— PROBLEM DESCRIPTION —
Leaving out every picture, copy the lines of the data exactly, from the first through the line containing "import matplotlib.pyplot as plt".

— COLLECTED MATERIAL —
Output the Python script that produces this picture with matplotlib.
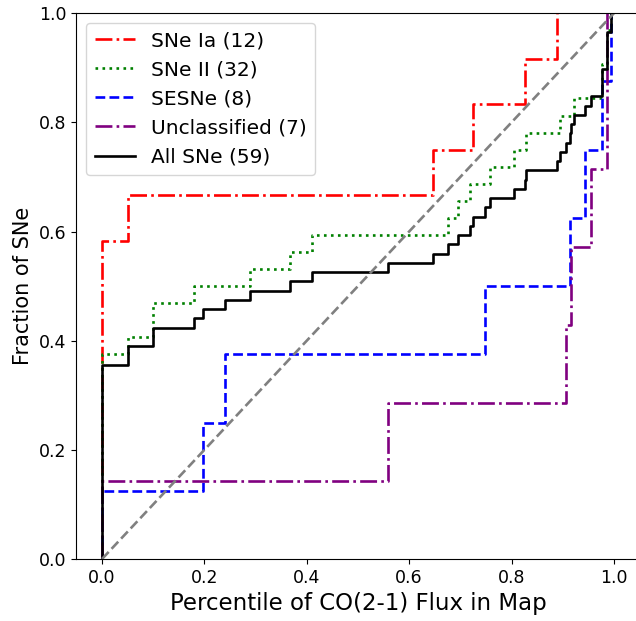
import numpy as np
import matplotlib
matplotlib.use("Agg")
import matplotlib.pyplot as plt

# Percentile of CO(2-1) flux at each SN position, by type
sne_ia = [0, 0, 0, 0, 0, 0, 0, 0.05, 0.646, 0.725, 0.826, 0.889]
sne_ii = [0] * 12 + [0.05, 0.10, 0.10, 0.18, 0.29, 0.367, 0.41,
                     0.676, 0.696, 0.719, 0.758, 0.805, 0.829, 0.895, 0.922,
                     0.976, 0.976, 0.986, 0.986, 0.995]
sesne = [0, 0.197, 0.24, 0.748, 0.914, 0.944, 0.977, 0.995]
unclassified = [0, 0.559, 0.906, 0.916, 0.955, 0.986, 0.986]
all_sne = sne_ia + sne_ii + sesne + unclassified

groups = [
    (sne_ia, "SNe Ia", "red", "-."),
    (sne_ii, "SNe II", "green", ":"),
    (sesne, "SESNe", "blue", "--"),
    (unclassified, "Unclassified", "purple", "-."),
    (all_sne, "All SNe", "black", "-"),
]


def cdf(vals):
    x = np.sort(np.asarray(vals, dtype=float))
    y = np.arange(1, len(x) + 1) / len(x)
    return np.concatenate([[0], x]), np.concatenate([[0], y])


fig = plt.figure(figsize=(6.36, 6.21), dpi=100)
ax = fig.add_axes([0.1201, 0.0998, 0.8855, 0.879])

for vals, name, color, ls in groups:
    x, y = cdf(vals)
    ax.step(x, y, where="post", color=color, linestyle=ls, linewidth=1.9,
            label=f"{name} ({len(vals)})")

ax.plot([0, 1], [0, 1], color="grey", linestyle="--", linewidth=1.9)

ax.set_xlim(-0.05, 1.05)
ax.set_ylim(0, 1)
ax.set_xlabel("Percentile of CO(2-1) Flux in Map", fontsize=16.5)
ax.set_ylabel("Fraction of SNe", fontsize=15)
ax.tick_params(labelsize=12.5)
ax.legend(loc="upper left", fontsize=14.5, labelspacing=0.5)

fig.savefig("out.png", dpi=100)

— RESPONSE TO THE TASK —
Output the Python script that produces this picture with matplotlib.
import numpy as np
import matplotlib
matplotlib.use("Agg")
import matplotlib.pyplot as plt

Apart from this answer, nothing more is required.